Ia menyebut, keberadaan proyek-proyek besar seperti kereta cepat Jakarta-Bandung, investasi pada energi baru-terbarukan, serta kemitraan dalam pengembangan kawasan industri strategis, telah menunjukkan bahwa hubungan RI-China tidak mengalami friksi sedikit pun.
“Tidak ada penurunan intensitas atau sinyal ketegangan,” kata dia.

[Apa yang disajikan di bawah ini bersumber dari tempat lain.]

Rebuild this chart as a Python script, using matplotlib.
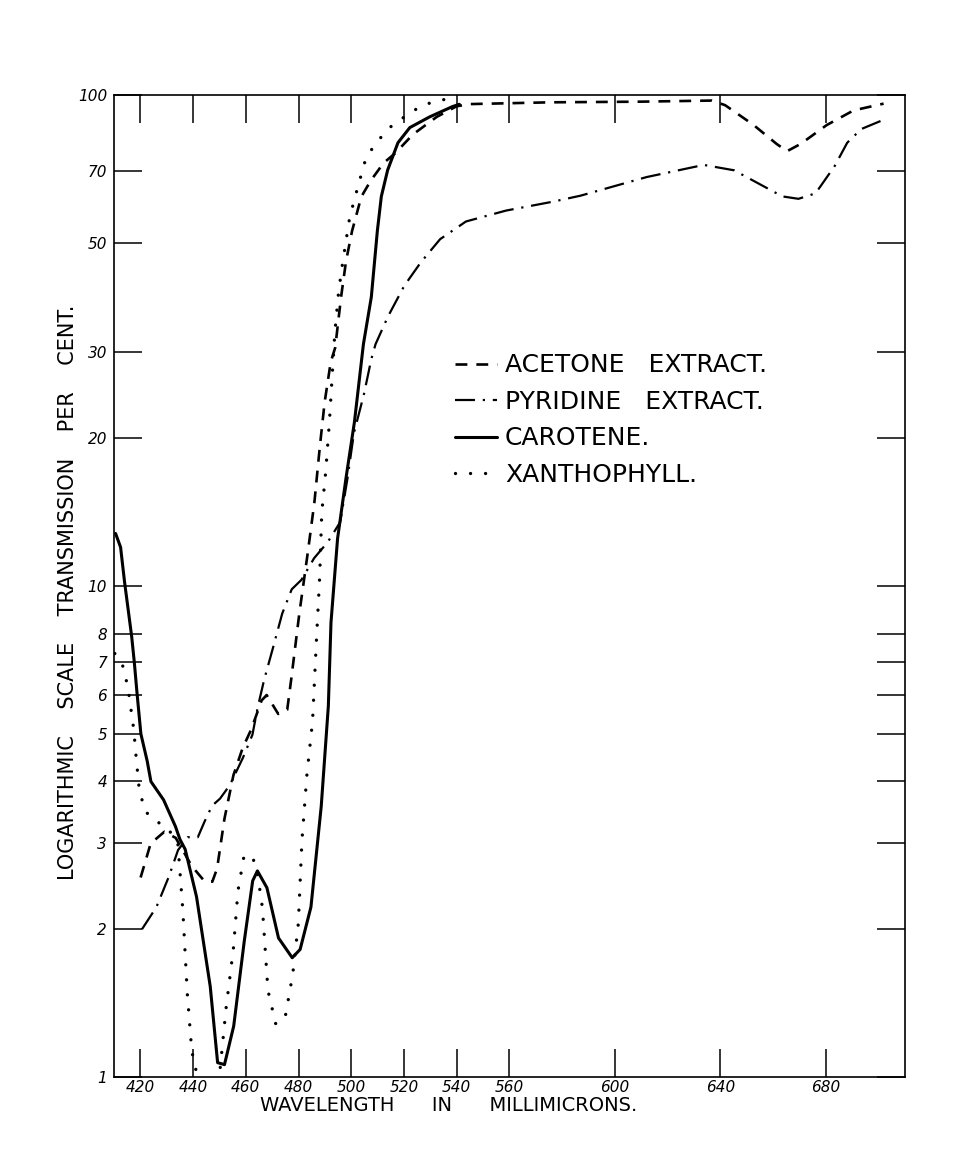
import matplotlib
matplotlib.use("Agg")
import matplotlib.pyplot as plt
from matplotlib.ticker import NullLocator

# values (wavelength in millimicrons, transmission %)
acetone_nm = [420.1, 423.9, 429.1, 433.4, 439.5, 444.2, 447.3, 449.1, 451.9, 455.3,
              458.8, 462.0, 466.0, 467.9, 472.3, 475.7, 477.2, 480.3, 483.5, 486.0,
              488.1, 489.9, 492.2, 493.9, 496.1, 498.0, 500.3, 503.8, 507.4, 512.2,
              516.7, 523.4, 532.4, 539.9, 544.8, 575.5, 610.0, 636.8, 641.8, 652.4,
              661.4, 665.3, 670.5, 680.3, 690.5, 701.9]
acetone_pct = [2.55, 2.99, 3.16, 3.07, 2.69, 2.51, 2.50, 2.66, 3.36, 4.12,
               4.68, 5.1, 5.85, 6.0, 5.49, 5.60, 6.45, 8.8, 11.7, 14.8,
               19.3, 23.7, 28.6, 30.6, 38.7, 45.9, 52.9, 62.1, 67.0, 72.7,
               76.2, 83.2, 90.3, 94.9, 95.9, 96.7, 97.0, 97.5, 95.4, 87.1,
               79.5, 76.9, 79.6, 86.9, 93.1, 96.1]

pyridine_nm = [420.6, 426.1, 430.8, 434.3, 438.0, 441.8, 444.3, 447.2, 450.2, 453.9,
               458.9, 462.5, 464.5, 466.9, 470.4, 473.8, 477.4, 481.1, 485.9, 491.1,
               495.8, 498.5, 501.0, 504.8, 507.6, 509.2, 513.9, 520.1, 526.3, 533.7,
               543.5, 558.7, 576.6, 586.9, 612.0, 633.7, 645.2, 663.5, 669.6, 676.1,
               683.4, 688.1, 693.4, 702.1]
pyridine_pct = [2.0, 2.22, 2.56, 2.90, 3.08, 3.08, 3.31, 3.57, 3.69, 3.93,
                4.47, 4.98, 5.66, 6.43, 7.52, 8.79, 9.85, 10.3, 11.4, 12.3,
                13.5, 16.5, 20.5, 24.6, 29.0, 31.1, 35.4, 40.9, 45.6, 50.9,
                55.3, 58.2, 60.7, 62.4, 68.1, 72.1, 70.3, 62.2, 61.5, 63.1,
                71.8, 80.0, 85.3, 89.2]

carotene_nm = [410.6, 412.5, 414.0, 416.7, 417.7, 418.8, 420.2, 422.6, 424.0, 428.8,
               433.3, 435.0, 437.0, 441.3, 446.5, 449.3, 451.9, 455.4, 459.4, 462.6,
               464.4, 468.0, 472.4, 477.6, 480.6, 484.7, 488.6, 491.3, 492.3, 494.8,
               498.0, 501.2, 504.6, 507.6, 509.9, 511.4, 513.8, 517.7, 522.2, 529.7,
               538.4, 541.0]
carotene_pct = [12.8, 12.0, 10.2, 7.9, 7.0, 6.0, 5.0, 4.4, 4.0, 3.67,
                3.24, 3.05, 2.91, 2.33, 1.53, 1.07, 1.06, 1.27, 1.89, 2.51,
                2.63, 2.43, 1.92, 1.75, 1.82, 2.22, 3.56, 5.7, 8.43, 12.5,
                16.6, 21.6, 31.1, 38.8, 53.0, 62.2, 70.4, 80.0, 85.9, 90.3,
                94.8, 95.8]

xantho_nm = [410.3, 413.1, 415.3, 417.5, 418.2, 419.5, 421.6, 425.2, 430.2, 434.2,
             436.1, 437.8, 439.5, 441.3, 445.0, 450.1, 452.5, 455.3, 457.0, 459.3,
             461.9, 464.0, 466.3, 468.4, 471.4, 475.1, 477.8, 479.9, 481.3, 483.2,
             485.3, 486.8, 488.0, 488.8, 490.3, 491.7, 493.0, 493.8, 495.2, 496.8,
             499.4, 502.5, 505.3, 507.9, 511.9, 515.6, 520.9, 526.9, 534.5, 537.0]
xantho_pct = [7.29, 6.95, 6.22, 5.1, 4.6, 3.89, 3.49, 3.34, 3.22, 3.0,
              2.19, 1.48, 1.13, 1.02, 0.85, 1.02, 1.38, 1.83, 2.39, 2.82,
              2.83, 2.70, 2.21, 1.50, 1.28, 1.34, 1.62, 2.05, 3.04, 4.15,
              5.3, 7.8, 10.4, 14.1, 17.1, 21.6, 28.2, 33.0, 39.8, 45.9,
              56.4, 65.1, 73.6, 77.8, 82.9, 86.9, 90.9, 95.4, 97.9, 98.0]

x_ticks = [420, 440, 460, 480, 500, 520, 540, 560, 600, 640, 680]
y_ticks = [1, 2, 3, 4, 5, 6, 7, 8, 10, 20, 30, 50, 70, 100]

fig = plt.figure(figsize=(9.62, 11.72), dpi=100)
ax = fig.add_axes([0.1185, 0.081, 0.8222, 0.8378])

ax.plot(acetone_nm, acetone_pct, color="black", lw=1.9,
        linestyle=(0, (4.5, 3.4)), label="ACETONE   EXTRACT.")
ax.plot(pyridine_nm, pyridine_pct, color="black", lw=1.6,
        linestyle=(0, (9, 3.5, 1, 3.5)), label="PYRIDINE   EXTRACT.")
ax.plot(carotene_nm, carotene_pct, color="black", lw=2.2,
        solid_capstyle="round", label="CAROTENE.")
ax.plot(xantho_nm, xantho_pct, color="black", lw=2.4,
        linestyle=(0, (0.01, 4.5)), dash_capstyle="round", label="XANTHOPHYLL.")

ax.set_yscale("log")
ax.set_xlim(410, 710)
ax.set_ylim(1, 100)

ax.set_xticks(x_ticks)
ax.set_xticklabels([str(t) for t in x_ticks])
ax.set_yticks(y_ticks)
ax.set_yticklabels([str(t) for t in y_ticks])
ax.yaxis.set_minor_locator(NullLocator())
ax.tick_params(axis="both", which="major", direction="in", length=20, width=1.1,
               top=True, right=True, labelsize=11)
ax.tick_params(axis="x", pad=2)
ax.tick_params(axis="y", pad=5)
for lbl in ax.get_xticklabels() + ax.get_yticklabels():
    lbl.set_style("italic")

for sp in ax.spines.values():
    sp.set_linewidth(1.2)

ax.set_xlabel("WAVELENGTH      IN      MILLIMICRONS.", fontsize=14)
ax.xaxis.set_label_coords(0.4235, -0.019)
ax.set_ylabel("LOGARITHMIC    SCALE    TRANSMISSION    PER    CENT.", fontsize=15)
ax.yaxis.set_label_coords(-0.046, 0.494)

ax.legend(loc="upper left", bbox_to_anchor=(0.431, 0.737), frameon=False,
          fontsize=18, handlelength=1.7, handletextpad=0.3, labelspacing=0.5,
          borderpad=0, borderaxespad=0)

fig.savefig("out.png", dpi=100)
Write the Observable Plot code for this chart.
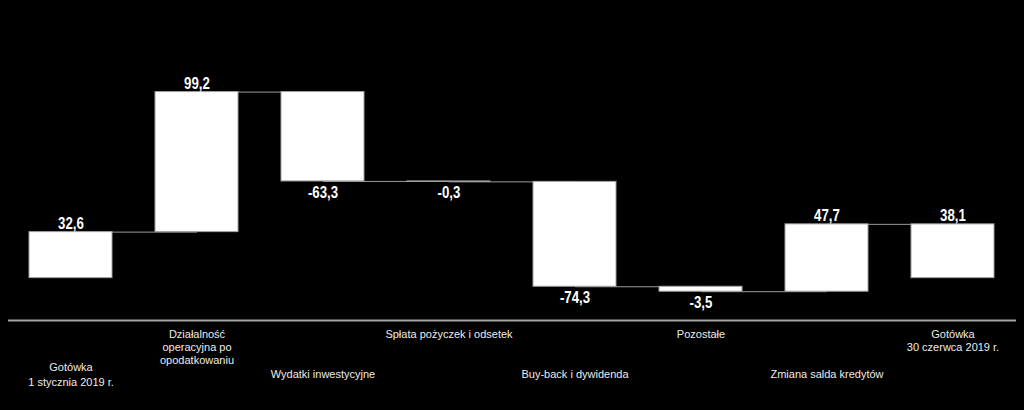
<!DOCTYPE html>
<html>
<head>
<meta charset="utf-8">
<script src="https://cdn.jsdelivr.net/npm/d3@7"></script>
<script src="https://cdn.jsdelivr.net/npm/@observablehq/plot@0.6"></script>
<style>
  html, body { margin: 0; padding: 0; background: #000; }
  #chart { width: 1024px; height: 410px; }
</style>
</head>
<body>
<div id="chart"></div>
<script>
// ---- data ----
const categories = [
  "Gotówka\n1 stycznia 2019 r.",
  "Działalność\noperacyjna po\nopodatkowaniu",
  "Wydatki inwestycyjne",
  "Spłata pożyczek i odsetek",
  "Buy-back i dywidenda",
  "Pozostałe",
  "Zmiana salda kredytów",
  "Gotówka\n30 czerwca 2019 r."
];
const values = [32.6, 99.2, -63.3, -0.3, -74.3, -3.5, 47.7, 38.1];
const kinds = ["total", "delta", "delta", "delta", "delta", "delta", "delta", "total"];
const valueLabels = ["32,6", "99,2", "-63,3", "-0,3", "-74,3", "-3,5", "47,7", "38,1"];
const yDomain = [-30, 140];

// ---- build waterfall table ----
let running = 0;
const rows = categories.map((c, i) => {
  let y1, y2;
  if (kinds[i] === "total") { y1 = 0; y2 = values[i]; running = values[i]; }
  else { y1 = running; y2 = running + values[i]; running = y2; }
  return { cat: c, i, v: values[i], y1, y2, label: valueLabels[i], lower: i % 2 === 0 };
});
const links = rows.slice(0, -1).map((r, i) => ({ a: r.cat, b: rows[i + 1].cat, y: r.y2 }));

const numFont = '"Liberation Sans", Arial, sans-serif';
const catFont = '"Liberation Sans", Arial, sans-serif';

const chart = Plot.plot({
  width: 1024,
  height: 410,
  marginLeft: 8,
  marginRight: 8,
  marginTop: 80,
  marginBottom: 90,
  style: { background: "#000", color: "#fff" },
  x: { domain: categories, paddingInner: 0.34, paddingOuter: 0.17, axis: null },
  y: { domain: yDomain, axis: null },
  marks: [
    Plot.link(links, { x1: "a", x2: "b", y1: "y", y2: "y", stroke: "#9a9a9a", strokeWidth: 1 }),
    Plot.barY(rows, { x: "cat", y1: "y1", y2: "y2", fill: "#fff", stroke: "#a0a0a0", strokeWidth: 1 }),
    Plot.ruleY([yDomain[0]], { stroke: "#a6a6a6", strokeWidth: 2 }),
    // value labels
    Plot.text(rows.filter(d => d.v >= 0), {
      x: "cat", y: "y2", text: "label", lineAnchor: "bottom", dy: -3, className: "vlab",
      fill: "#fff", fontSize: 17, fontWeight: "bold", fontFamily: numFont
    }),
    Plot.text(rows.filter(d => d.v < 0), {
      x: "cat", y: "y2", text: "label", lineAnchor: "top", dy: 4, className: "vlab",
      fill: "#fff", fontSize: 17, fontWeight: "bold", fontFamily: numFont
    }),
    // category labels (staggered)
    Plot.text(rows.filter(d => !d.lower), {
      x: "cat", frameAnchor: "bottom", text: "cat", lineAnchor: "top", dy: 9,
      lineHeight: 1.15, fill: "#ececec", fontSize: 11, fontFamily: catFont
    }),
    Plot.text(rows.filter(d => d.lower), {
      x: "cat", frameAnchor: "bottom", text: "cat", lineAnchor: "middle", dy: 53,
      lineHeight: 1.35, fill: "#ececec", fontSize: 11, fontFamily: catFont
    })
  ]
});
// condensed look for value labels
d3.select(chart).selectAll(".vlab text").each(function () {
  const t = this.getAttribute("transform") || "";
  this.setAttribute("transform", t + " scale(0.78,1)");
});
document.getElementById("chart").appendChild(chart);
</script>
</body>
</html>
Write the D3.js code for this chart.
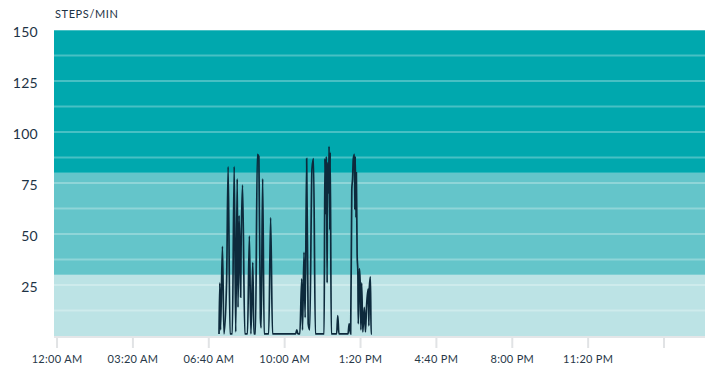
<!DOCTYPE html>
<html>
<head>
<meta charset="utf-8">
<script src="https://cdn.jsdelivr.net/npm/d3@7"></script>
<style>
  body { margin: 0; background: #fff; }
  text { font-family: "Lato", "Open Sans", sans-serif; }
</style>
</head>
<body>
<div id="chart"></div>
<script>
// clock times of the readings (24h) and steps per minute at each
var times = ["7:07","7:09","7:11","7:16","7:20","7:27","7:31","7:36","7:42","7:47",
             "7:51","7:55","7:57","8:00","8:04","8:05","8:09","8:15","8:22","8:27",
             "8:31","8:36","8:39","8:43","8:48","8:52","8:56","8:58","9:02","9:06",
             "9:18","9:23","9:28","10:29","10:32","10:35","10:40","10:45","10:47","10:51",
             "10:54","10:58","11:02","11:06","11:12","11:16","11:21","11:44","11:46","11:48",
             "11:50","11:52","11:53","11:56","11:57","11:59","12:00","12:03","12:17","12:20",
             "12:23","12:47","12:50","12:54","12:57","12:59","13:01","13:04","13:05","13:06",
             "13:08","13:09","13:11","13:13","13:14","13:17","13:19","13:21","13:23","13:26",
             "13:30","13:33","13:36","13:40","13:42","13:43","13:46","13:48","13:50"];
var steps = [1,26,3,44,1,27,83,1,1,83,
             2,77,14,59,19,40,74,1,1,49,
             1,36,1,1,89,88,9,4,77,1,
             1,58,1,1,3,1,1,28,3,41,
             9,87,6,3,82,87,1,1,87,60,
             88,26,85,70,93,52,90,1,1,10,
             1,1,6,1,72,77,87,89,62,88,
             58,80,40,31,6,33,27,3,26,2,
             14,2,15,23,5,23,29,1,1];

var yTicks = [25, 50, 75, 100, 125, 150];
var xTicks = [0, 200, 400, 600, 800, 1000, 1200, 1400, 1600];   // minutes after midnight
var xTickLabels = ["12:00 AM","03:20 AM","06:40 AM","10:00 AM","1:20 PM","4:40 PM","8:00 PM","11:20 PM",""];
var zoneEdges = [0, 30, 80, 150];
var zoneColors = ["#bce3e5", "#64c5ca", "#00a8ae"];

function init(){
    var w = 712, h = 368;
    var left = 54, right = 705, top = 30, bottom = 336;

    var data = times.map(function(t, i){
        var p = t.split(":");
        return { min: +p[0] * 60 + +p[1], steps: steps[i] };
    });

    var xScale = d3.scaleLinear()
                    .domain([-8, 1708])
                    .range([left, right]);

    var yScale = d3.scaleLinear()
                    .domain([0, 150])
                    .range([bottom, top]);

    var svg = d3.select("#chart")
                .append("svg")
                .attr("width", w)
                .attr("height", h);

    // coloured zones
    svg.selectAll("rect.zone")
        .data(zoneColors)
        .enter()
        .append("rect")
        .attr("class", "zone")
        .attr("x", left)
        .attr("width", right - left)
        .attr("y", function(d, i){ return yScale(zoneEdges[i + 1]); })
        .attr("height", function(d, i){ return yScale(zoneEdges[i]) - yScale(zoneEdges[i + 1]); })
        .attr("fill", function(d){ return d; });

    // faint white grid every 12.5
    svg.selectAll("line.grid")
        .data(d3.range(12.5, 151, 12.5))
        .enter()
        .append("line")
        .attr("class", "grid")
        .attr("x1", left)
        .attr("x2", right)
        .attr("y1", function(d){ return yScale(d); })
        .attr("y2", function(d){ return yScale(d); })
        .attr("stroke", "#fff")
        .attr("stroke-opacity", 0.28)
        .attr("stroke-width", 2);

    // bottom axis line + ticks
    svg.append("line")
        .attr("x1", left)
        .attr("x2", right)
        .attr("y1", bottom + 1)
        .attr("y2", bottom + 1)
        .attr("stroke", "#e4e6e8")
        .attr("stroke-width", 2);

    svg.selectAll("line.xtick")
        .data(xTicks)
        .enter()
        .append("line")
        .attr("class", "xtick")
        .attr("x1", function(d){ return xScale(d); })
        .attr("x2", function(d){ return xScale(d); })
        .attr("y1", bottom + 2)
        .attr("y2", bottom + 12)
        .attr("stroke", "#e1e3e5")
        .attr("stroke-width", 2);

    svg.selectAll("text.xlabel")
        .data(xTicks)
        .enter()
        .append("text")
        .attr("class", "xlabel")
        .attr("x", function(d){ return xScale(d); })
        .attr("y", 363)
        .attr("text-anchor", "middle")
        .attr("font-size", "11px")
        .attr("letter-spacing", "0.3px")
        .attr("fill", "#283848")
        .text(function(d, i){ return xTickLabels[i]; });

    // y labels
    svg.selectAll("text.ylabel")
        .data(yTicks)
        .enter()
        .append("text")
        .attr("class", "ylabel")
        .attr("x", 38)
        .attr("y", function(d){ return yScale(d) + 2; })
        .attr("dy", "0.35em")
        .attr("text-anchor", "end")
        .attr("font-size", "14px")
        .attr("letter-spacing", "0.3px")
        .attr("fill", "#1d3245")
        .text(function(d){ return d; });

    svg.append("text")
        .attr("x", left + 1)
        .attr("y", 18)
        .attr("font-size", "11px")
        .attr("letter-spacing", "0.6px")
        .attr("fill", "#1d3245")
        .text("STEPS/MIN");

    // the cadence line
    var line = d3.line()
                .curve(d3.curveMonotoneX)
                .x(function(d){ return xScale(d.min); })
                .y(function(d){ return yScale(d.steps); });

    svg.append("path")
        .datum(data)
        .attr("d", line)
        .attr("fill", "none")
        .attr("stroke", "#0d2a3c")
        .attr("stroke-width", 1.7);
}
window.onload = init;
</script>
</body>
</html>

Achmad menekankan, ketidakhadiran Xi Jinping justru menjadi momen yang menunjukkan bagaimana Beijing menghormati kedaulatan dan dinamika internal Indonesia. Menurutnya, tidak ada kesan intervensi atau keinginan untuk mencuri perhatian publik Indonesia yang sedang fokus pada transisi pemerintahan. Hal itu menurutnya menandakan pendekatan yang lebih dewasa dalam diplomasi China, yang mengedepankan kepercayaan sebagai fondasi kerja sama.
Lantas, Achmad justru mengomparasikan kondisi hubungan Indonesia dengan negara-negara Barat dan Eropa. Hubungan dagang dan politik Indonesia dengan negara-negara bagian tersebut tengah menghadapi tantangan yang lebih besar. Seperti, isu deforestasi, diskriminasi produk kelapa sawit, dan ketidakadilan dalam rezim perdagangan karbon, itu menunjukkan bahwa relasi dengan Barat tidak selalu berjalan harmonis.
“Di sinilah keunggulan pendekatan China terlihat yakni pragmatis, tidak menggurui, dan berbasis kepentingan bersama jangka panjang. Jadi, absennya Xi Jinping dalam kunjungan ke Indonesia bukanlah pertanda pelemahan hubungan, melainkan indikasi kedalaman relasi yang tak memerlukan validasi publik,” jelasnya.
Achmad berpendapat bahwa Indonesia sudah menjadi mitra strategis yang dipandang stabil dan kredibel dalam kaca mata Beijing. Diplomasi Prabowo yang dinilai aktif dan fleksibel justru membuka ruang yang lebih luas untuk interaksi bilateral yang lebih substansial dan tidak semata berbasis seremoni.
Menurutnya, hal itu merupakan cerminan relasi dua negara besar di Asia yang saling memahami, saling membutuhkan, dan saling mempercayai. “Dengan kata lain, dalam diplomasi tingkat tinggi, ketidakhadiran pun bisa bermakna kehadiran yang penuh makna,” tutupnya.